— start of Data excerpt —

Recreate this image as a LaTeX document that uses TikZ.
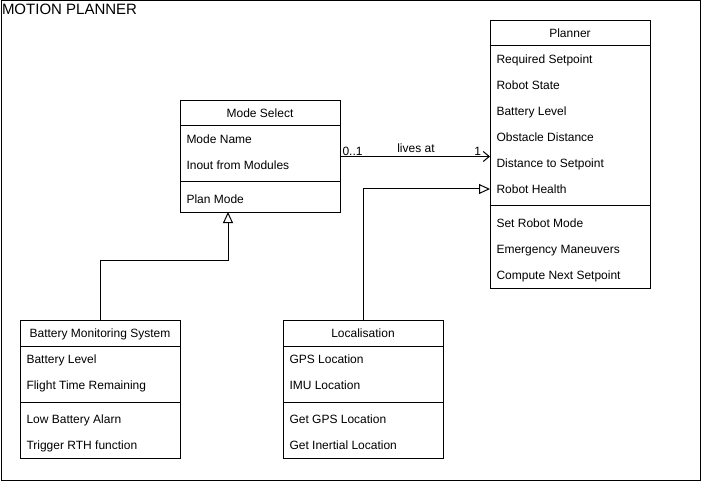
\documentclass[tikz,border=0pt]{standalone}
\usepackage{fontspec}
\setmainfont{Liberation Sans}
\usetikzlibrary{arrows.meta}
\newcommand\ClassBox[5]{%
  \node[classbox, minimum height=#4pt] (#1) at (#2,#3) {};
  \node[hdr] (#1-title) at (#2+80,#3+13) {#5};
  \draw (#2,#3+26) -- (#2+160,#3+26);
}
\begin{document}
\begin{tikzpicture}[x=1pt,y=-1pt,line width=1pt,
  classbox/.style={draw, fill=white, minimum width=160pt, inner sep=0pt, anchor=north west},
  hdr/.style={anchor=base, yshift=-4.8pt, inner sep=0pt, font=\fontsize{12}{14}\selectfont},
  item/.style={anchor=base west, yshift=-4.8pt, inner sep=0pt, font=\fontsize{12}{14}\selectfont},
  lbl/.style={inner sep=0pt, font=\fontsize{12}{14}\selectfont},
  inherit/.style={-{Triangle[open,length=11pt,width=10pt]}},
  assoc/.style={-{Straight Barb[length=6pt,width=10pt]}}]
\useasboundingbox (0,0) rectangle (701,481);
\node[draw, anchor=north west, minimum width=699.5pt, minimum height=479.5pt, inner sep=0pt] (frame) at (0.5,0.5) {};
\node[anchor=base west, inner sep=0pt, font=\fontsize{15}{17}\selectfont] (title) at (1.5,15) {MOTION PLANNER};

% Planner
\ClassBox{planner}{490}{20}{268}{Planner}
\node[item] (p1) at (496,59) {Required Setpoint};
\node[item] (p2) at (496,85) {Robot State};
\node[item] (p3) at (496,111) {Battery Level};
\node[item] (p4) at (496,137) {Obstacle Distance};
\node[item] (p5) at (496,163) {Distance to Setpoint};
\node[item] (p6) at (496,189) {Robot Health};
\draw (490,206) -- (650,206);
\node[item] (p7) at (496,223) {Set Robot Mode};
\node[item] (p8) at (496,249) {Emergency Maneuvers};
\node[item] (p9) at (496,275) {Compute Next Setpoint};

% Mode Select
\ClassBox{mode}{180}{100}{112}{Mode Select}
\node[item] (m1) at (186,139) {Mode Name};
\node[item] (m2) at (186,165) {Inout from Modules};
\draw (180,182) -- (340,182);
\node[item] (m3) at (186,199) {Plan Mode};

% Battery Monitoring System
\ClassBox{batt}{20}{320}{138}{Battery Monitoring System}
\node[item] (b1) at (26,359) {Battery Level};
\node[item] (b2) at (26,385) {Flight Time Remaining};
\draw (20,402) -- (180,402);
\node[item] (b3) at (26,419) {Low Battery Alarn};
\node[item] (b4) at (26,445) {Trigger RTH function};

% Localisation
\ClassBox{loc}{283}{320}{138}{Localisation}
\node[item] (l1) at (289,359) {GPS Location};
\node[item] (l2) at (289,385) {IMU Location};
\draw (283,402) -- (443,402);
\node[item] (l3) at (289,419) {Get GPS Location};
\node[item] (l4) at (289,445) {Get Inertial Location};

% connectors
\coordinate (modeTarget) at (228,212);
\coordinate (planTarget) at (490,189);
\draw[assoc] (mode.east) -- (mode.east -| planner.west);
\node[lbl, anchor=base west] (mult1) at (342,156) {0..1};
\node[lbl, anchor=base east] (mult2) at (481.5,156) {1};
\node[lbl, anchor=base] (livesat) at (416,153) {lives at};
\draw[inherit] (batt.north) -- ++(0,-60) -| (modeTarget);
\draw[inherit] (loc.north) |- (planTarget);
\end{tikzpicture}
\end{document}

— end of Data excerpt —

Would you set down the listing exactly, omitting pictures?

Answer below ▸
Recreate this image as a LaTeX document that uses TikZ.
\documentclass[tikz,border=0pt]{standalone}
\usepackage{fontspec}
\setmainfont{Liberation Sans}
\usetikzlibrary{arrows.meta}
\newcommand\ClassBox[5]{%
  \node[classbox, minimum height=#4pt] (#1) at (#2,#3) {};
  \node[hdr] (#1-title) at (#2+80,#3+13) {#5};
  \draw (#2,#3+26) -- (#2+160,#3+26);
}
\begin{document}
\begin{tikzpicture}[x=1pt,y=-1pt,line width=1pt,
  classbox/.style={draw, fill=white, minimum width=160pt, inner sep=0pt, anchor=north west},
  hdr/.style={anchor=base, yshift=-4.8pt, inner sep=0pt, font=\fontsize{12}{14}\selectfont},
  item/.style={anchor=base west, yshift=-4.8pt, inner sep=0pt, font=\fontsize{12}{14}\selectfont},
  lbl/.style={inner sep=0pt, font=\fontsize{12}{14}\selectfont},
  inherit/.style={-{Triangle[open,length=11pt,width=10pt]}},
  assoc/.style={-{Straight Barb[length=6pt,width=10pt]}}]
\useasboundingbox (0,0) rectangle (701,481);
\node[draw, anchor=north west, minimum width=699.5pt, minimum height=479.5pt, inner sep=0pt] (frame) at (0.5,0.5) {};
\node[anchor=base west, inner sep=0pt, font=\fontsize{15}{17}\selectfont] (title) at (1.5,15) {MOTION PLANNER};

% Planner
\ClassBox{planner}{490}{20}{268}{Planner}
\node[item] (p1) at (496,59) {Required Setpoint};
\node[item] (p2) at (496,85) {Robot State};
\node[item] (p3) at (496,111) {Battery Level};
\node[item] (p4) at (496,137) {Obstacle Distance};
\node[item] (p5) at (496,163) {Distance to Setpoint};
\node[item] (p6) at (496,189) {Robot Health};
\draw (490,206) -- (650,206);
\node[item] (p7) at (496,223) {Set Robot Mode};
\node[item] (p8) at (496,249) {Emergency Maneuvers};
\node[item] (p9) at (496,275) {Compute Next Setpoint};

% Mode Select
\ClassBox{mode}{180}{100}{112}{Mode Select}
\node[item] (m1) at (186,139) {Mode Name};
\node[item] (m2) at (186,165) {Inout from Modules};
\draw (180,182) -- (340,182);
\node[item] (m3) at (186,199) {Plan Mode};

% Battery Monitoring System
\ClassBox{batt}{20}{320}{138}{Battery Monitoring System}
\node[item] (b1) at (26,359) {Battery Level};
\node[item] (b2) at (26,385) {Flight Time Remaining};
\draw (20,402) -- (180,402);
\node[item] (b3) at (26,419) {Low Battery Alarn};
\node[item] (b4) at (26,445) {Trigger RTH function};

% Localisation
\ClassBox{loc}{283}{320}{138}{Localisation}
\node[item] (l1) at (289,359) {GPS Location};
\node[item] (l2) at (289,385) {IMU Location};
\draw (283,402) -- (443,402);
\node[item] (l3) at (289,419) {Get GPS Location};
\node[item] (l4) at (289,445) {Get Inertial Location};

% connectors
\coordinate (modeTarget) at (228,212);
\coordinate (planTarget) at (490,189);
\draw[assoc] (mode.east) -- (mode.east -| planner.west);
\node[lbl, anchor=base west] (mult1) at (342,156) {0..1};
\node[lbl, anchor=base east] (mult2) at (481.5,156) {1};
\node[lbl, anchor=base] (livesat) at (416,153) {lives at};
\draw[inherit] (batt.north) -- ++(0,-60) -| (modeTarget);
\draw[inherit] (loc.north) |- (planTarget);
\end{tikzpicture}
\end{document}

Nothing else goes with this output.